Yesterday was another milestone for Tyz and Bades. Seniors now, their first day of year 11 came around quicker than a bullet train. I’m proud of them both and know their dad would have been too. I did feel bad leaving Bades at home to get organised while I drove Tyz to her first 8 am class though, not that it worried him at all.
Milestone occasions are hard. They are happy, sad occasions where, emotionally, the lead-up is sometimes harder to get through than the actual event. I miss Bren more at times like these, more than just the normal, daily missing him. These kind of days were days we talked about when the kids were little. We wondered what sort of teens they’d be, what they’d be interested in and who they might be dating. And if we’d know if they were.
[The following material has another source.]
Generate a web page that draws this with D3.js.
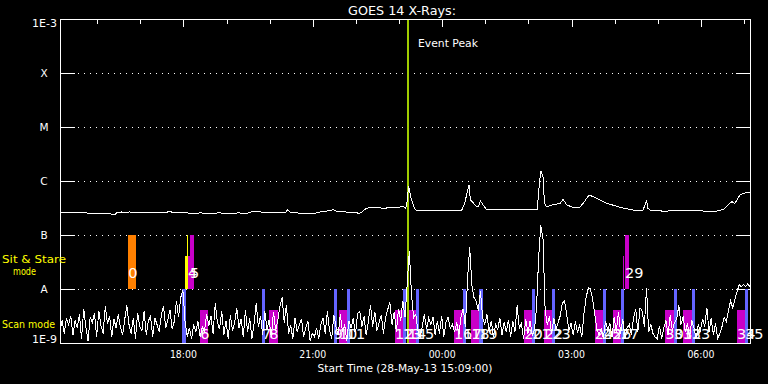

We also talked about all the things we would do together when they were old enough to not need us around every minute. We looked forward to taking a day or night to just hang out together, knowing they would be happy for space and a house to themselves for a little while. I still wonder what that would have been like.
As they step outside their comfort zone again and embrace a new learning environment, I take heart knowing they conquered living outside this zone after their Dads diagnosis and mastered it after his death.
I know they will take senior high in their stride. I want them to enjoy the experience. They are stepping into what is considered by many to be the best years of our lives. I hope with all my heart that it will be a new start to the best years of theirs.